Затем Робеспьер жалуется на то, что обвинения, сначала возводимые на комитеты в целом, теперь легли на него одного. Он упоминает, что на него сваливали всё, что правительство делало дурного. Если задерживали патриотов вместо аристократов, говорили: «Так хочет Робеспьер». Если казнили патриотов, говорили: «Так велел Робеспьер». Если многочисленные агенты Комитета общественной безопасности грабили и притесняли людей, говорили: «Их посылает Робеспьер». Его обозвали тираном! За что же?
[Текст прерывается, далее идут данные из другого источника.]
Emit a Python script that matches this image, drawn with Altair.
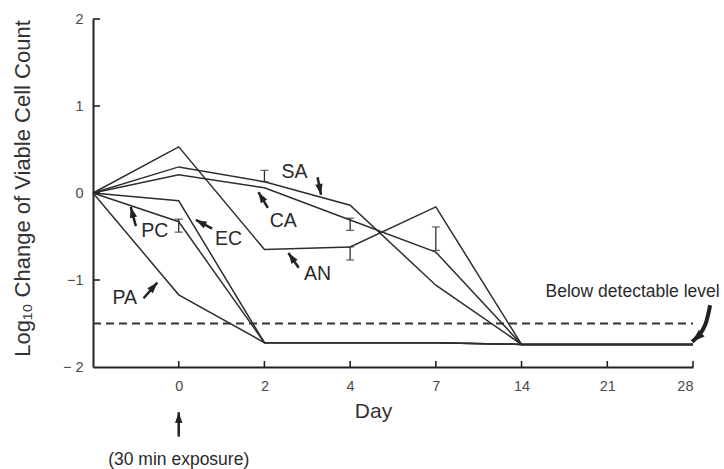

За то, что он приобрел некоторое влияние, всегда говоря правду. «Кто я такой, я, которого обвиняют? – восклицает Робеспьер. – Раб свободы, живой мученик Республики, жертва столько же, сколько и враг порока. Человек оклеветан, лишь только он знаком со мною; из моего усердия делают преступление. Я несчастнейший из людей; я не пользуюсь даже правами гражданина. Что я говорю! Мне даже не дозволяется исполнять обязанности представителя народа!»
Защищаясь такими привычными хитросплетенными и пространными фразами, Робеспьер впервые встречает в Конвенте мрачное безмолвие и почти скуку, вызванную длиной его речи. Наконец он добирается до сути вопроса: он начинает обвинять. Перебирая правительство, Робеспьер сначала критикует финансовую систему. Он, автор закона от 22 прериаля, с глубоким пренебрежением распространяется насчет закона о пожизненных рентах; он не обходит своими нападками даже максимум и говорит, что Конвент склонили к насильственным мерам интриганы. Потом он переходит к войне; презрительно отзывается о победах, «которые описывают вам с академической легкостью, точно они не стоили ни крови, ни труда». «Надзирайте за победой, – говорит он, – надзирайте за Бельгией. Ваши враги удаляются и предоставляют вас внутренним раздорам; военная аристократия пользуется протекцией; верные Республике генералы подвергаются гонениям; военная администрация забирает себе подозрительную власть. Эти истины стоят эпиграмм». Робеспьер не упоминает о Карно и Барере, предоставляя Сен-Жюсту обличать нравы Карно.